海外の投資家は、安倍政権を「安定している」と高く評価してきた。しかし、夏以降、支持率の低下を背景に、アベノミクスを中心とした経済政策の先行きが不安視されている。最大のポイントは2018年9月の総裁選で「安倍3選」が果たされるかどうかだ。経済のプロはどうみているのか。三井住友アセットマネジメントの渡邊誠シニアエコノミストが、政治、経済政策の見通しについてQ&A形式で解説する――。
Q:なぜこのタイミングで解散総選挙に打って出るのか?
A:内閣改造後、内閣支持率はいったん下げ止まり、横浜市長選、茨城県知事選で自公の推薦候補が勝利し、安倍自民は何とか劣勢を立て直しつつあるようにも見える。こうした中で、(1)共産党との選挙協力に消極的な前原氏が民進党代表となり、(2)その前原民進党が幹事長人事や離党者の続出で出だしから躓き、(3)小池都知事と近い日本ファーストの会も選挙態勢が整わない10月は、解散総選挙のタイミングとしては千載一遇のチャンスであった。
筆者は、首相が憲法改正を行うことが重要であると考えるなら、いわゆる改憲勢力で3分の2を占める状況で、改憲の発議を前に、議席を減らすリスクのある早期の解散総選挙に踏み切る可能性は高くないと考えていた。それでは、突如として首相が解散総選挙の意向を示したのは、憲法改正をあきらめたということだろうか。あるいは、早期の解散総選挙に打って出ても、改憲勢力で3分の2の議席を確保できる目算がついたから、勝負に打って出るということだろうか。

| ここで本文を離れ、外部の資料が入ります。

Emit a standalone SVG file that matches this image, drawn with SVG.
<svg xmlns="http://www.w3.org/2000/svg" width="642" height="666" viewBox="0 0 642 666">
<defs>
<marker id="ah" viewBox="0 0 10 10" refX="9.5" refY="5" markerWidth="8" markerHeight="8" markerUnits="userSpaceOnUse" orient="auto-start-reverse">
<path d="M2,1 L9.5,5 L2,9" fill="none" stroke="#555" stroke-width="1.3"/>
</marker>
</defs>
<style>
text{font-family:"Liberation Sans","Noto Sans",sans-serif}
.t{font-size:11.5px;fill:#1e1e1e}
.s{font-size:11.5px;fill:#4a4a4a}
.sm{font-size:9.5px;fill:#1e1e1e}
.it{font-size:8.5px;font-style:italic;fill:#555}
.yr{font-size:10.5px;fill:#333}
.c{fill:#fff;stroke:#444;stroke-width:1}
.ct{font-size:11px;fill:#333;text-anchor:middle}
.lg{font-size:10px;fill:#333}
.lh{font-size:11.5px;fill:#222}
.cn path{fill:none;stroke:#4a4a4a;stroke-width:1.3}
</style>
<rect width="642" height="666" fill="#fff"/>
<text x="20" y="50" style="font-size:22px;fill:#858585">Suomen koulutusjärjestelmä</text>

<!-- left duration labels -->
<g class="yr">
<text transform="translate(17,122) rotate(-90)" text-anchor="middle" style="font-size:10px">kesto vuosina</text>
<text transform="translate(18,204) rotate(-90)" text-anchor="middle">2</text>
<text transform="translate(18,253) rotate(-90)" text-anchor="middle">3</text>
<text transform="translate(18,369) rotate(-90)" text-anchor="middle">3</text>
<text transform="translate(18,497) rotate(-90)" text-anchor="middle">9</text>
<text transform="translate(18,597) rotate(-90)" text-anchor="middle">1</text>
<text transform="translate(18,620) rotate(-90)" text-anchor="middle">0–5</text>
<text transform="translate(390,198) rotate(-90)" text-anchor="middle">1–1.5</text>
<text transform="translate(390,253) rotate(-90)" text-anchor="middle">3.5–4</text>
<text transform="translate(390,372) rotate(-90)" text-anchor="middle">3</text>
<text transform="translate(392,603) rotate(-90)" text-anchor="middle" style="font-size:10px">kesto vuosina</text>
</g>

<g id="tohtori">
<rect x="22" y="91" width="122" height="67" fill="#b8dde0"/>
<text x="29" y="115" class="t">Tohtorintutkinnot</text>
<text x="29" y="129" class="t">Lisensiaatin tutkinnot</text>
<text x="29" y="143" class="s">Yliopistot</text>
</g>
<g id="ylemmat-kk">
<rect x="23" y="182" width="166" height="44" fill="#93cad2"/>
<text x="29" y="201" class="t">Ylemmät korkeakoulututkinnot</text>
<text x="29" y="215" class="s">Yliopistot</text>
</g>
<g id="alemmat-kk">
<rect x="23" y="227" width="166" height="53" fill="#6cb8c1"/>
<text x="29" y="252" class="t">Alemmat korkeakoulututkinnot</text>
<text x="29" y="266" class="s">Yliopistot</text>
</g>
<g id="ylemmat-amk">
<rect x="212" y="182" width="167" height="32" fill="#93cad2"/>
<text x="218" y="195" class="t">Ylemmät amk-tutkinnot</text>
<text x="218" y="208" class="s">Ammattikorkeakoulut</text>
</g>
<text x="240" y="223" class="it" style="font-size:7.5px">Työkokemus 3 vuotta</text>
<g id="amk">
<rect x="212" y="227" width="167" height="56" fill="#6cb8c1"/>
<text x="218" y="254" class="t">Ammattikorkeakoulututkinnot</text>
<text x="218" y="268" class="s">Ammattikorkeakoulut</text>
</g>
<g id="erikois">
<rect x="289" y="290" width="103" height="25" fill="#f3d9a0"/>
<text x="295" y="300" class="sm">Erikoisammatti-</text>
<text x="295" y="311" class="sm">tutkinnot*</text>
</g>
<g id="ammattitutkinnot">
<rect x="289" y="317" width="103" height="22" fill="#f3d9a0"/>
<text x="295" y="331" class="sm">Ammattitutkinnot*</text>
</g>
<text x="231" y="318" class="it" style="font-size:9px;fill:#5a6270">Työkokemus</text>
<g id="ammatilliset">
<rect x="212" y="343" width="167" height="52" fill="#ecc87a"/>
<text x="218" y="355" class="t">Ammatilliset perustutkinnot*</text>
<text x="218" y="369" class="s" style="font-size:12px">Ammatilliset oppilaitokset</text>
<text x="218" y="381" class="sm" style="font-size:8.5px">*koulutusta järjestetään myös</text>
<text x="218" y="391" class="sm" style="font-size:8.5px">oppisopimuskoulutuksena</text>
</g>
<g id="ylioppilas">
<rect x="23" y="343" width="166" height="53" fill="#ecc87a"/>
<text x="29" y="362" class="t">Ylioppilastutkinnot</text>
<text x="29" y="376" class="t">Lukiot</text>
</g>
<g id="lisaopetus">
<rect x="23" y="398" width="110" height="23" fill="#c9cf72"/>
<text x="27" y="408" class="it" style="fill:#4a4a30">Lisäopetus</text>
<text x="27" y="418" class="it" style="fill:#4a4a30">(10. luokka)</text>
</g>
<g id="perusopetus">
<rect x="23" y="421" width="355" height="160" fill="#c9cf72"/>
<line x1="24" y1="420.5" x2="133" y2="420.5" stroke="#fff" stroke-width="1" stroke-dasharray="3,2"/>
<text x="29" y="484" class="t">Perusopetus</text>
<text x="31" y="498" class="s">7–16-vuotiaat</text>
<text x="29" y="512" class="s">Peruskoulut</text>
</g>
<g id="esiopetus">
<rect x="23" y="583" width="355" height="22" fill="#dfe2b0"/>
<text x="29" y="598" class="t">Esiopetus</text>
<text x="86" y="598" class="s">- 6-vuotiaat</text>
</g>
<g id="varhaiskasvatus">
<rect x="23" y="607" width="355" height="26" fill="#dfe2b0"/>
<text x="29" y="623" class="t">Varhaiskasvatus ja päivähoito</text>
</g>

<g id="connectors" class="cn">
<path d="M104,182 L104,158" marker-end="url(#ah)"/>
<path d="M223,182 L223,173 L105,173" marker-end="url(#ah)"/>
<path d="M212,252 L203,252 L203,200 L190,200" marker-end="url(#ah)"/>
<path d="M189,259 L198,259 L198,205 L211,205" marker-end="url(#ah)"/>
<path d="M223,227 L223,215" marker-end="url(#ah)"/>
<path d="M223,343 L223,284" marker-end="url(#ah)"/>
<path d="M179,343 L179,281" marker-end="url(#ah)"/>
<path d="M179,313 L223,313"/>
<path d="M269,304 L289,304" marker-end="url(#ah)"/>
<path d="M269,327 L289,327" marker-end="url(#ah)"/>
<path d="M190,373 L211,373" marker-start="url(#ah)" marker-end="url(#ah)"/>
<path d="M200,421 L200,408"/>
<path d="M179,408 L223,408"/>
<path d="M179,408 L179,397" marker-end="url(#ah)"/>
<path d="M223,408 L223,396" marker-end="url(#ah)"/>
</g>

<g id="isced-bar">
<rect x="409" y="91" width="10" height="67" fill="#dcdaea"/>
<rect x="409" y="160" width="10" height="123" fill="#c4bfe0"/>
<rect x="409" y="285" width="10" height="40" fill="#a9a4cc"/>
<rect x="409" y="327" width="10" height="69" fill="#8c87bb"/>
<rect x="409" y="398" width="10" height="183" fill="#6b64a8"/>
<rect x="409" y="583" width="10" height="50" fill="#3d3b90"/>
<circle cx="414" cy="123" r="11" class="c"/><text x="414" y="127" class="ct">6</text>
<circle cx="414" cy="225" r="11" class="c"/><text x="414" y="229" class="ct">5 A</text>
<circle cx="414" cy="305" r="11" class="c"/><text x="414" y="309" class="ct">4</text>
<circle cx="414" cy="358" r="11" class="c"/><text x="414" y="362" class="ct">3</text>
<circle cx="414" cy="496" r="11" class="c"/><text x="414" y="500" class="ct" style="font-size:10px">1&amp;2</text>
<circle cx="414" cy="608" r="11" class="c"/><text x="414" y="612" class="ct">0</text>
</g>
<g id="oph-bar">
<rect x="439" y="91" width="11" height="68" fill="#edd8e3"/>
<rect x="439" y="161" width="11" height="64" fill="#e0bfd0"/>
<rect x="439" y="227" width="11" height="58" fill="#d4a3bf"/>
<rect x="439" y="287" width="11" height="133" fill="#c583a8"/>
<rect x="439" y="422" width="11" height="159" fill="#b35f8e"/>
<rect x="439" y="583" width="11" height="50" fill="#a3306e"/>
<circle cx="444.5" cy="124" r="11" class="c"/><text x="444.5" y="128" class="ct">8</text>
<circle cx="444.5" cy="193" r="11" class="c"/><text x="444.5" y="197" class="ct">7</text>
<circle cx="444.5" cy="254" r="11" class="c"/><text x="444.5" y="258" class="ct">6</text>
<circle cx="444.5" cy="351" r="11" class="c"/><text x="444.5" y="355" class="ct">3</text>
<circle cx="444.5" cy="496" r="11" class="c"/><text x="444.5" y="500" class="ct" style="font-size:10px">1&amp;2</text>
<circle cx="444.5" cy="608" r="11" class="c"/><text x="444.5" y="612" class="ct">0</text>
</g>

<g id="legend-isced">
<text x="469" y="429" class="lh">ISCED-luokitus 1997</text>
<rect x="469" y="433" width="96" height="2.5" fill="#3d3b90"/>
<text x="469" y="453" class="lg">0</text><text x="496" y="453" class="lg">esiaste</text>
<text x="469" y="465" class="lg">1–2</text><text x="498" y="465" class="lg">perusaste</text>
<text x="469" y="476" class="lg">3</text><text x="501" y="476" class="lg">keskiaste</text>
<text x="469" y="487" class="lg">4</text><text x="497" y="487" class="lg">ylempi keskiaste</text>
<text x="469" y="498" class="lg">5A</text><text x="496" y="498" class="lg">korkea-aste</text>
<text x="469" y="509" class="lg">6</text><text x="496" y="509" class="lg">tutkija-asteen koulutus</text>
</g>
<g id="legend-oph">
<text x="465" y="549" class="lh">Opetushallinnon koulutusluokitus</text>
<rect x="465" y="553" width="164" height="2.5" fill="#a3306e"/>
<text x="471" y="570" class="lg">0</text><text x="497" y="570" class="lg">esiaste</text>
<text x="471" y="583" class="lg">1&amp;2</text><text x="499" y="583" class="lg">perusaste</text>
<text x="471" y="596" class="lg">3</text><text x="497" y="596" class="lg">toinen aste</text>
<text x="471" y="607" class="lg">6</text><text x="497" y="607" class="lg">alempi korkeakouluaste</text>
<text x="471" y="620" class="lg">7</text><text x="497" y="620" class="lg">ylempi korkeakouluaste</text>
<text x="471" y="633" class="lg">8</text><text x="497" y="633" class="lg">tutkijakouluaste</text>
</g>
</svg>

後者の可能性も排除できないように思われる。
Q:支持率低下で、そもそも憲法改正を進めることは困難になったのではないか?
A:夏前までは、安定した高支持率、国政選挙で4連勝の実績が、安倍首相の自民党内における求心力を高め、安倍1強とまでいわれてきた。しかし、夏を境に支持率は急低下し、東京都議選では歴史的大敗を喫した。内閣改造後の動向から判断すると、党内は首相を支える方向でおおむね一致しているようだが、それでも党内で意見の分かれる政策を首相のリーダーシップだけで推し進めていくことが難しくなったのは確かだろう。党内でも意見が分かれ、国民の賛否も分かれる憲法改正についても、首相が当初想定したような形で進めることは難しくなったと見られる。